/---

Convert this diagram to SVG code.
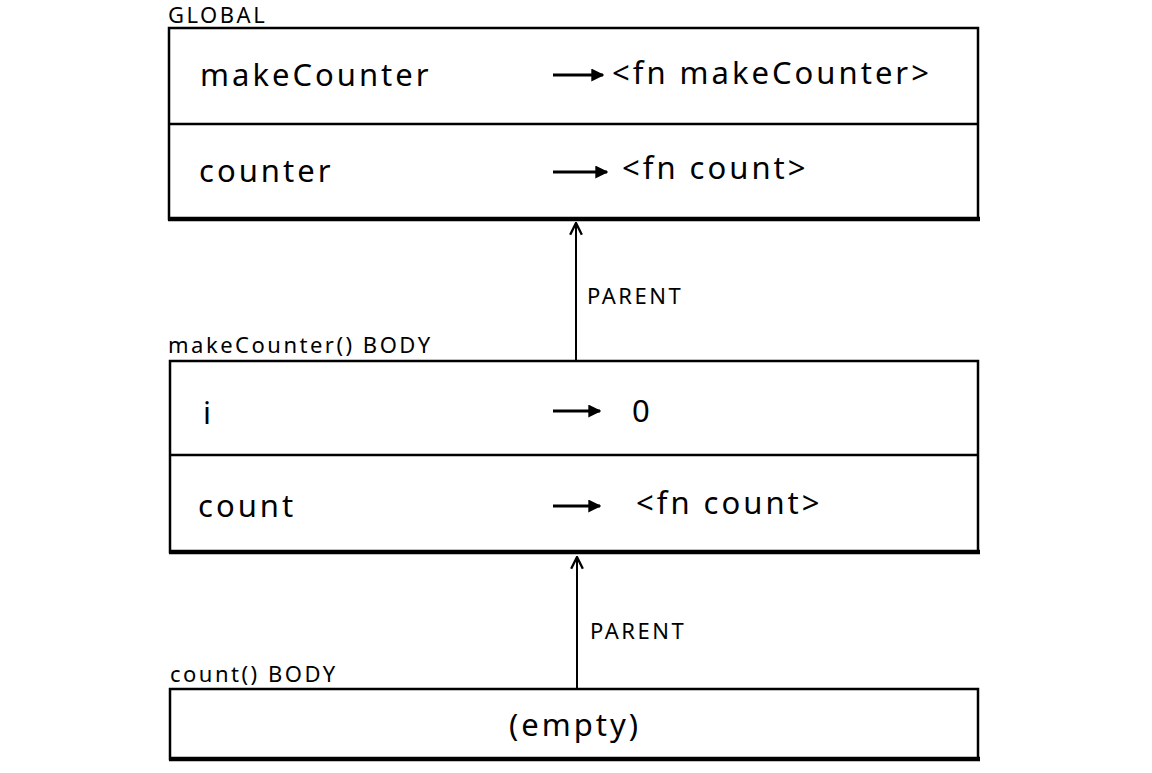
<svg xmlns="http://www.w3.org/2000/svg" width="1152" height="773" viewBox="0 0 1152 773">
<defs>
<marker id="fill" viewBox="0 0 10 10" refX="9" refY="5" markerWidth="13" markerHeight="13" markerUnits="userSpaceOnUse" orient="auto">
<path d="M0,0 L10,5 L0,10 z" fill="#000"/>
</marker>
<marker id="open" viewBox="0 0 12 12" refX="11" refY="6" markerWidth="14" markerHeight="14" markerUnits="userSpaceOnUse" orient="auto">
<path d="M1,1 L11,6 L1,11" fill="none" stroke="#000" stroke-width="2"/>
</marker>
<style>
.frame{fill:#fff;stroke:#000;stroke-width:2.5}
.bottom{stroke:#000;stroke-width:4.5}
.div{stroke:#000;stroke-width:2.5}
.cap{font-family:"Noto Sans",sans-serif;font-size:22px;fill:#000;letter-spacing:2.5px}
.cell{font-family:"Noto Sans",sans-serif;font-size:31px;fill:#000;letter-spacing:3px}
.ptr{stroke:#000;stroke-width:3;marker-end:url(#fill)}
.par{stroke:#000;stroke-width:2;marker-end:url(#open);fill:none}
</style>
</defs>
<rect width="1152" height="773" fill="#fff"/>
<g id="global">
<text class="cap" x="168" y="23">GLOBAL</text>
<rect class="frame" x="169" y="28" width="809" height="191"/>
<line class="bottom" x1="168" y1="219" x2="980" y2="219"/>
<line class="div" x1="169" y1="124" x2="978" y2="124"/>
<text class="cell" x="200" y="86">makeCounter</text>
<text class="cell" x="612" y="84">&lt;fn makeCounter&gt;</text>
<text class="cell" x="199" y="182">counter</text>
<text class="cell" x="622" y="179">&lt;fn count&gt;</text>
</g>
<g id="makeCounterBody">
<text class="cap" x="168" y="353">makeCounter() BODY</text>
<rect class="frame" x="170" y="361" width="808" height="191"/>
<line class="bottom" x1="169" y1="552" x2="980" y2="552"/>
<line class="div" x1="170" y1="455" x2="978" y2="455"/>
<text class="cell" x="203" y="424">i</text>
<text class="cell" x="632" y="422">0</text>
<text class="cell" x="198" y="517">count</text>
<text class="cell" x="636" y="514">&lt;fn count&gt;</text>
</g>
<g id="countBody">
<text class="cap" x="170" y="682">count() BODY</text>
<rect class="frame" x="170" y="689" width="808" height="70"/>
<line class="bottom" x1="169" y1="759" x2="980" y2="759"/>
<text class="cell" x="575" y="736" text-anchor="middle">(empty)</text>
</g>
<g id="connectors">
<line class="ptr" x1="553" y1="75" x2="603" y2="75"/>
<line class="ptr" x1="553" y1="172" x2="607" y2="172"/>
<line class="ptr" x1="553" y1="411" x2="600" y2="411"/>
<line class="ptr" x1="553" y1="506" x2="600" y2="506"/>
<line class="par" x1="576" y1="360" x2="576" y2="223"/>
<text class="cap" x="587" y="304">PARENT</text>
<line class="par" x1="577" y1="688" x2="577" y2="557"/>
<text class="cap" x="590" y="639">PARENT</text>
</g>
</svg>
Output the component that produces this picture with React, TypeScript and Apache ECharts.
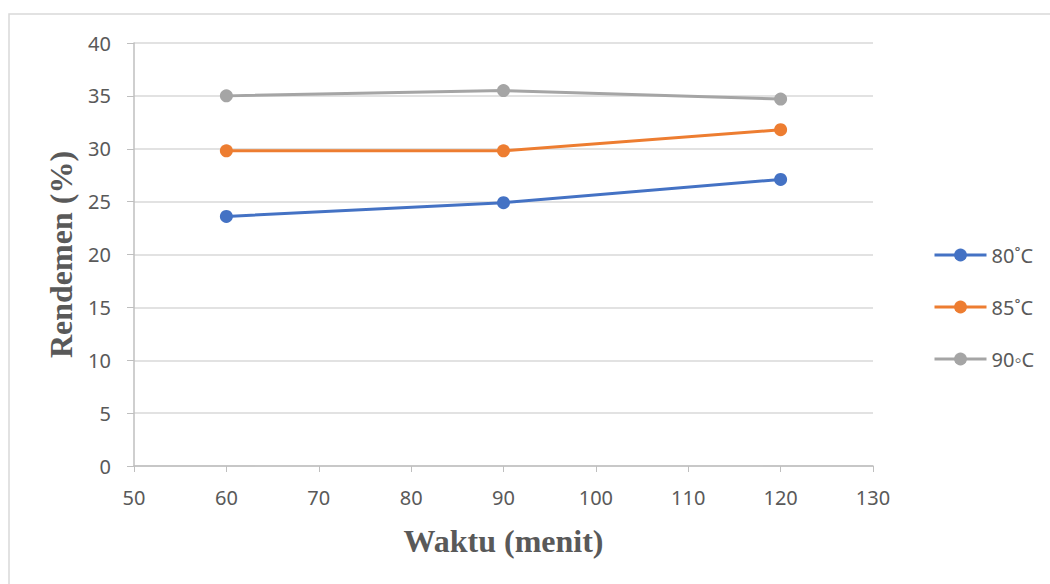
import React, { useEffect, useRef } from "react";
import * as echarts from "echarts";

// Waktu (menit) on x, Rendemen (%) on y
const seriesNames = ["80˚C", "85˚C", "90◦C"];
const waktu = [60, 90, 120];
const rendemen80 = [23.6, 24.9, 27.1];
const rendemen85 = [29.8, 29.8, 31.8];
const rendemen90 = [35.0, 35.5, 34.7];
const colors = ["#4472C4", "#ED7D31", "#A5A5A5"];

const labelFont = "'Noto Sans', 'Liberation Sans', sans-serif";
const titleFont = "'Liberation Serif', 'DejaVu Serif', serif";

export default function App() {
  const ref = useRef<HTMLDivElement>(null);

  useEffect(() => {
    if (!ref.current) return;
    const chart = echarts.init(ref.current, undefined, { renderer: "svg" });
    const allValues = [rendemen80, rendemen85, rendemen90];
    chart.setOption({
      animation: false,
      backgroundColor: "#ffffff",
      color: colors,
      grid: { left: 134, right: 177, top: 43, bottom: 118, containLabel: false },
      xAxis: {
        type: "value",
        min: 50,
        max: 130,
        interval: 10,
        name: "Waktu (menit)",
        nameLocation: "middle",
        nameGap: 59,
        nameTextStyle: { fontFamily: titleFont, fontWeight: "bold", fontSize: 32, color: "#595959" },
        axisLine: { show: true, lineStyle: { color: "#BFBFBF", width: 1.5 } },
        axisTick: { show: true, length: 6, lineStyle: { color: "#BFBFBF" } },
        axisLabel: { fontFamily: labelFont, fontSize: 20, color: "#595959", margin: 21 },
        splitLine: { show: false },
      },
      yAxis: {
        type: "value",
        min: 0,
        max: 40,
        interval: 5,
        name: "Rendemen (%)",
        nameLocation: "middle",
        nameGap: 55,
        nameRotate: 90,
        nameTextStyle: { fontFamily: titleFont, fontWeight: "bold", fontSize: 32, color: "#595959" },
        axisLine: { show: true, lineStyle: { color: "#BFBFBF", width: 1.5 } },
        axisTick: { show: true, length: 7, lineStyle: { color: "#BFBFBF" } },
        axisLabel: { fontFamily: labelFont, fontSize: 20, color: "#595959", margin: 23 },
        splitLine: { show: true, lineStyle: { color: "#D9D9D9", width: 1.5 } },
      },
      legend: {
        orient: "vertical",
        left: 933,
        top: 245,
        padding: 0,
        itemWidth: 52,
        itemHeight: 16,
        itemGap: 32,
        lineStyle: { width: 3 },
        textStyle: { fontFamily: labelFont, fontSize: 20, color: "#595959" },
        data: seriesNames,
      },
      graphic: [
        {
          type: "rect",
          shape: { x: 9, y: 14, width: 1060, height: 600 },
          style: { fill: "none", stroke: "#D9D9D9", lineWidth: 1.5 },
          silent: true,
        },
      ],
      series: seriesNames.map((name, i) => ({
        name,
        type: "line",
        data: waktu.map((w, j) => [w, allValues[i][j]]),
        symbol: "circle",
        symbolSize: 13,
        lineStyle: { width: 3, color: colors[i] },
        itemStyle: { color: colors[i] },
      })),
    });
    return () => chart.dispose();
  }, []);

  return (
    <div
      ref={ref}
      style={{ position: "fixed", left: 0, top: 0, width: 1050, height: 584 }}
    />
  );
}
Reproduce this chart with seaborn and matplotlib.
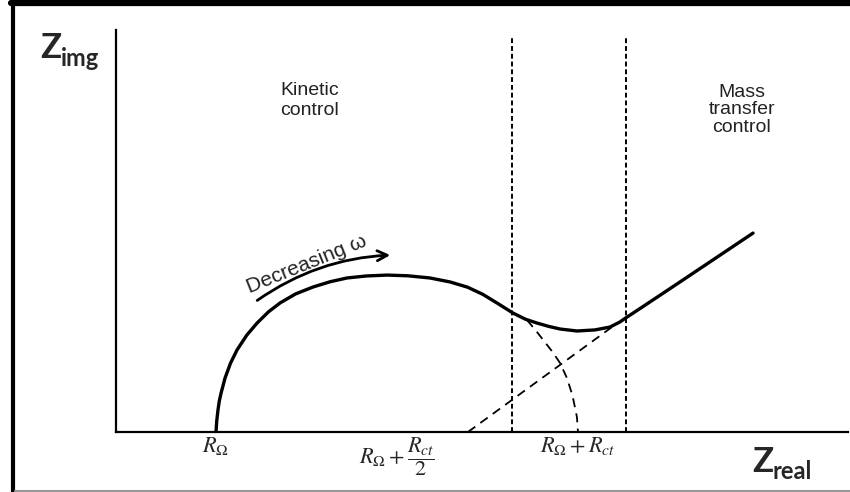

\---

**Written instruction**
Pictures in the data above should not be copied; transcribe everything else exactly.

**Task output**
Convert this diagram to SVG code.
<svg xmlns="http://www.w3.org/2000/svg" width="1152" height="773" viewBox="0 0 1152 773">
<defs>
<marker id="fill" viewBox="0 0 10 10" refX="9" refY="5" markerWidth="13" markerHeight="13" markerUnits="userSpaceOnUse" orient="auto">
<path d="M0,0 L10,5 L0,10 z" fill="#000"/>
</marker>
<marker id="open" viewBox="0 0 12 12" refX="11" refY="6" markerWidth="14" markerHeight="14" markerUnits="userSpaceOnUse" orient="auto">
<path d="M1,1 L11,6 L1,11" fill="none" stroke="#000" stroke-width="2"/>
</marker>
<style>
.frame{fill:#fff;stroke:#000;stroke-width:2.5}
.bottom{stroke:#000;stroke-width:4.5}
.div{stroke:#000;stroke-width:2.5}
.cap{font-family:"Noto Sans",sans-serif;font-size:22px;fill:#000;letter-spacing:2.5px}
.cell{font-family:"Noto Sans",sans-serif;font-size:31px;fill:#000;letter-spacing:3px}
.ptr{stroke:#000;stroke-width:3;marker-end:url(#fill)}
.par{stroke:#000;stroke-width:2;marker-end:url(#open);fill:none}
</style>
</defs>
<rect width="1152" height="773" fill="#fff"/>
<g id="global">
<text class="cap" x="168" y="23">GLOBAL</text>
<rect class="frame" x="169" y="28" width="809" height="191"/>
<line class="bottom" x1="168" y1="219" x2="980" y2="219"/>
<line class="div" x1="169" y1="124" x2="978" y2="124"/>
<text class="cell" x="200" y="86">makeCounter</text>
<text class="cell" x="612" y="84">&lt;fn makeCounter&gt;</text>
<text class="cell" x="199" y="182">counter</text>
<text class="cell" x="622" y="179">&lt;fn count&gt;</text>
</g>
<g id="makeCounterBody">
<text class="cap" x="168" y="353">makeCounter() BODY</text>
<rect class="frame" x="170" y="361" width="808" height="191"/>
<line class="bottom" x1="169" y1="552" x2="980" y2="552"/>
<line class="div" x1="170" y1="455" x2="978" y2="455"/>
<text class="cell" x="203" y="424">i</text>
<text class="cell" x="632" y="422">0</text>
<text class="cell" x="198" y="517">count</text>
<text class="cell" x="636" y="514">&lt;fn count&gt;</text>
</g>
<g id="countBody">
<text class="cap" x="170" y="682">count() BODY</text>
<rect class="frame" x="170" y="689" width="808" height="70"/>
<line class="bottom" x1="169" y1="759" x2="980" y2="759"/>
<text class="cell" x="575" y="736" text-anchor="middle">(empty)</text>
</g>
<g id="connectors">
<line class="ptr" x1="553" y1="75" x2="603" y2="75"/>
<line class="ptr" x1="553" y1="172" x2="607" y2="172"/>
<line class="ptr" x1="553" y1="411" x2="600" y2="411"/>
<line class="ptr" x1="553" y1="506" x2="600" y2="506"/>
<line class="par" x1="576" y1="360" x2="576" y2="223"/>
<text class="cap" x="587" y="304">PARENT</text>
<line class="par" x1="577" y1="688" x2="577" y2="557"/>
<text class="cap" x="590" y="639">PARENT</text>
</g>
</svg>
Output the component that produces this picture with React, TypeScript and Apache ECharts.
import React, { useEffect, useRef } from "react";
import * as echarts from "echarts";

// Waktu (menit) on x, Rendemen (%) on y
const seriesNames = ["80˚C", "85˚C", "90◦C"];
const waktu = [60, 90, 120];
const rendemen80 = [23.6, 24.9, 27.1];
const rendemen85 = [29.8, 29.8, 31.8];
const rendemen90 = [35.0, 35.5, 34.7];
const colors = ["#4472C4", "#ED7D31", "#A5A5A5"];

const labelFont = "'Noto Sans', 'Liberation Sans', sans-serif";
const titleFont = "'Liberation Serif', 'DejaVu Serif', serif";

export default function App() {
  const ref = useRef<HTMLDivElement>(null);

  useEffect(() => {
    if (!ref.current) return;
    const chart = echarts.init(ref.current, undefined, { renderer: "svg" });
    const allValues = [rendemen80, rendemen85, rendemen90];
    chart.setOption({
      animation: false,
      backgroundColor: "#ffffff",
      color: colors,
      grid: { left: 134, right: 177, top: 43, bottom: 118, containLabel: false },
      xAxis: {
        type: "value",
        min: 50,
        max: 130,
        interval: 10,
        name: "Waktu (menit)",
        nameLocation: "middle",
        nameGap: 59,
        nameTextStyle: { fontFamily: titleFont, fontWeight: "bold", fontSize: 32, color: "#595959" },
        axisLine: { show: true, lineStyle: { color: "#BFBFBF", width: 1.5 } },
        axisTick: { show: true, length: 6, lineStyle: { color: "#BFBFBF" } },
        axisLabel: { fontFamily: labelFont, fontSize: 20, color: "#595959", margin: 21 },
        splitLine: { show: false },
      },
      yAxis: {
        type: "value",
        min: 0,
        max: 40,
        interval: 5,
        name: "Rendemen (%)",
        nameLocation: "middle",
        nameGap: 55,
        nameRotate: 90,
        nameTextStyle: { fontFamily: titleFont, fontWeight: "bold", fontSize: 32, color: "#595959" },
        axisLine: { show: true, lineStyle: { color: "#BFBFBF", width: 1.5 } },
        axisTick: { show: true, length: 7, lineStyle: { color: "#BFBFBF" } },
        axisLabel: { fontFamily: labelFont, fontSize: 20, color: "#595959", margin: 23 },
        splitLine: { show: true, lineStyle: { color: "#D9D9D9", width: 1.5 } },
      },
      legend: {
        orient: "vertical",
        left: 933,
        top: 245,
        padding: 0,
        itemWidth: 52,
        itemHeight: 16,
        itemGap: 32,
        lineStyle: { width: 3 },
        textStyle: { fontFamily: labelFont, fontSize: 20, color: "#595959" },
        data: seriesNames,
      },
      graphic: [
        {
          type: "rect",
          shape: { x: 9, y: 14, width: 1060, height: 600 },
          style: { fill: "none", stroke: "#D9D9D9", lineWidth: 1.5 },
          silent: true,
        },
      ],
      series: seriesNames.map((name, i) => ({
        name,
        type: "line",
        data: waktu.map((w, j) => [w, allValues[i][j]]),
        symbol: "circle",
        symbolSize: 13,
        lineStyle: { width: 3, color: colors[i] },
        itemStyle: { color: colors[i] },
      })),
    });
    return () => chart.dispose();
  }, []);

  return (
    <div
      ref={ref}
      style={{ position: "fixed", left: 0, top: 0, width: 1050, height: 584 }}
    />
  );
}
Reproduce this chart with seaborn and matplotlib.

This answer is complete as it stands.